Before I learnt how to use a DSLR to make images I used see photographers go down while taking photographs. And I used to wonder why. Once I started learning the ropes I realised that there is a science behind it. And I now understand that there are atleast 3 reasons why they would do so.
Firstly, focal plane. Every photo that one takes has one plane of sharpness that is parallel to the sensor. Keeping this plane as parallel to the subject as possible will result in sharpness in the important parts of the subject – eyes & large portions of the body. For a subject as small as a bird on the ground, this is possible only when you go down to its level. When you shoot standing up, the plane of the sensor and that of the bird will invariably be at an angle to each other and that will mean loss of sharpness in some part of the subject.
Secondly, background. A couple of things I learnt in a basics of photography workshop that I had enrolled for a few years back were the importance of the background and the concept of depth of field. One of the elements of getting a shallow depth of field (sharp subjects which stand out against an out of focus background – which usually makes for good images in bird photography) is the distance between the subject and the background. The longer the distance, the shallower the background and this makes for a more striking image. When you are shooting a bird on the ground standing up (or even from a vehicle), there is hardly any distance between the bird and the background (unless the ground falls off behind the subject). However, if you go down on the ground and shoot prone, then you increase the distance between the subject and the background. And this creates the opportunity of making shallow depth of field images.

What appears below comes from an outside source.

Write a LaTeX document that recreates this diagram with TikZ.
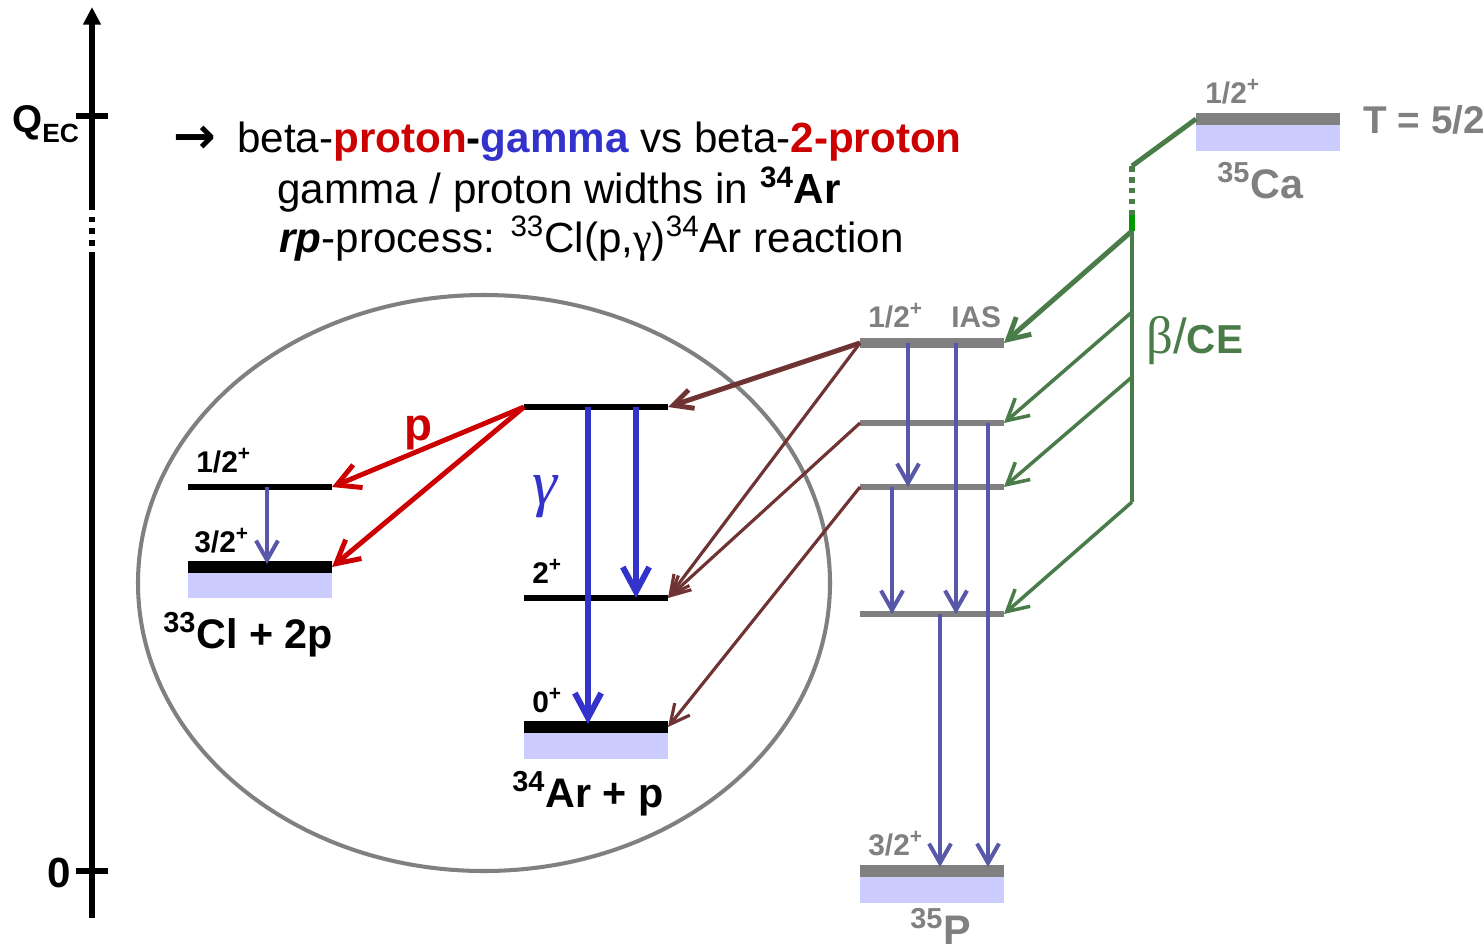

Thirdly, perspective. When you shoot a bird on the ground while standing up, you are seeing the bird from your own perspective and from your height. In effect you are looking down on the subject. Getting down to the eye-level of the subject helps us visualise the world from the view-angle of the subject. Making it a more intimate picture and therefore more pleasing to the eye.
Two caveats though. One, unfortunately it is not easy to practise this all the time. Alighting from the safari vehicles inside most national parks is not allowed – let alone lying flat on the ground. However, wherever it is possible, it is important to try and practise this so that it becomes a habit. The same principle applies when you are shooting a bird in a water body – try and get low and shoot as close as possible to the level of the water. Two, getting out of a vehicle, is bound to spook the subject and it may take off. So, it is important that the approach is not direct. Get off from the side of the vehicle that is away from the bird and use the vehicle as a cover while trying manoeuver into position. Importantly, warn your co-passengers about your intent to do so.
The two images below illustrate the impact. They were shot in the Little Rann of Kutch a couple of years back and are actually successive frames of the same subject, separated by about 90 seconds. We were following this Peregrine Falcon (a juvenile or a sub-adult) when it perched on these flat stones on the ground.
The 1st image (on the left) was clicked just as we approached the bird and switched off the engine. I realised that the bird may give us a few minutes here and decided to climb down from the vehicle and try and get a few shots at the ground level. I alerted my companions on the vehicle to my intent and quietly got off, lay low on the ground and keeping the vehicle between the Peregrine and me crawled toward the back of the vehicle. I stopped short of breaching the cover of the vehicle, set-up my camera (I was using a Nikon D7000 with a 600mm lens) on a bean bag and clicked the 2nd image (the one on the right) from under the chassis of the vehicle.
The difference between the images is stark. What makes the subject pop out of the second image is the background. And if you observe it carefully you can discern a slight pinkish hue in the horizon caused by a completely out-of-focus flock of flamingos miles away in the distance.
The second image inherently appeals to me way more than the first one. What do you think?